Feed A Cold, Starve A Fever, Watch Flicks For The Pukes

While recovering from a nasty stomach virus this week, I caught up on a few films I've been wanting to see for some time. Between bathroom breaks (sorry for the visual), I saw:

Capote: For me, Capote is a B+ movie with A+ acting. Prior to Oscar time, I doubted the move to cast Philip Seymour Hoffman in the lead. I'm a serious fan of Hoffman. I've seen all his films, and think he is the Dustin Hoffman of this era (the best compliment I can give to a character actor). But, play Truman Capote? C'mon...Well, he does. Superbly. An honest, moving and impressive portrayal. I liked the movie pretty well, but it was his performance that made the film an event for me.

The Family Stone: I wanted to like this movie for so many reasons, most of them involving Sarah Jessica Parker. I think she is wickedly talented, sexy and weird.
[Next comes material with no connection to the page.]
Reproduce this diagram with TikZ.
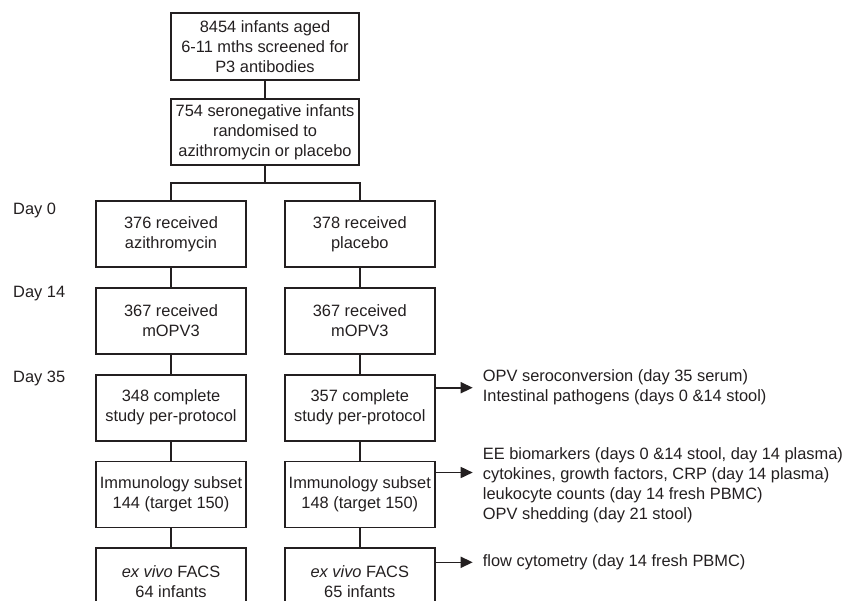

Stone has a very good cast, and the acting was above board. Parker tries to assimilate into a family that seems very normal, but which is experiencing a grief and despair that hasn't yet risen to the surface. It does, mid-way through the movie, and the results were sort of off-putting to me. Some of the dynamics in the film made me feel uncomfortable, and made me enjoy the movie less.

Shopgirl: Based on a novella by Steve Martin, Shopgirl follows a smalltown girl as she discovers herself in big city LA. We get to see how choices and relationships affect her maturity and perspective, and how she becomes more resilient through some strained experiences. I thought Shopgirl was a fantastic, original movie, with appropriately restrained performances by Claire Danes and Steve Martin. Jason Schwartzman steals the movie with what I think is his best performance since Rushmore.

Of the three, I recommend Shopgirl highest.

Now, back to the couch...

Monday, May 01, 2006

To See Or Not To See

United 93 was released over the weekend, to a flurry of critical praise and warning. The film is reportedly well done, but many feel it is too realistic and too soon after 9/11/01 to serve as entertainment.

I'm curious: Will you see United 93, and why or why not?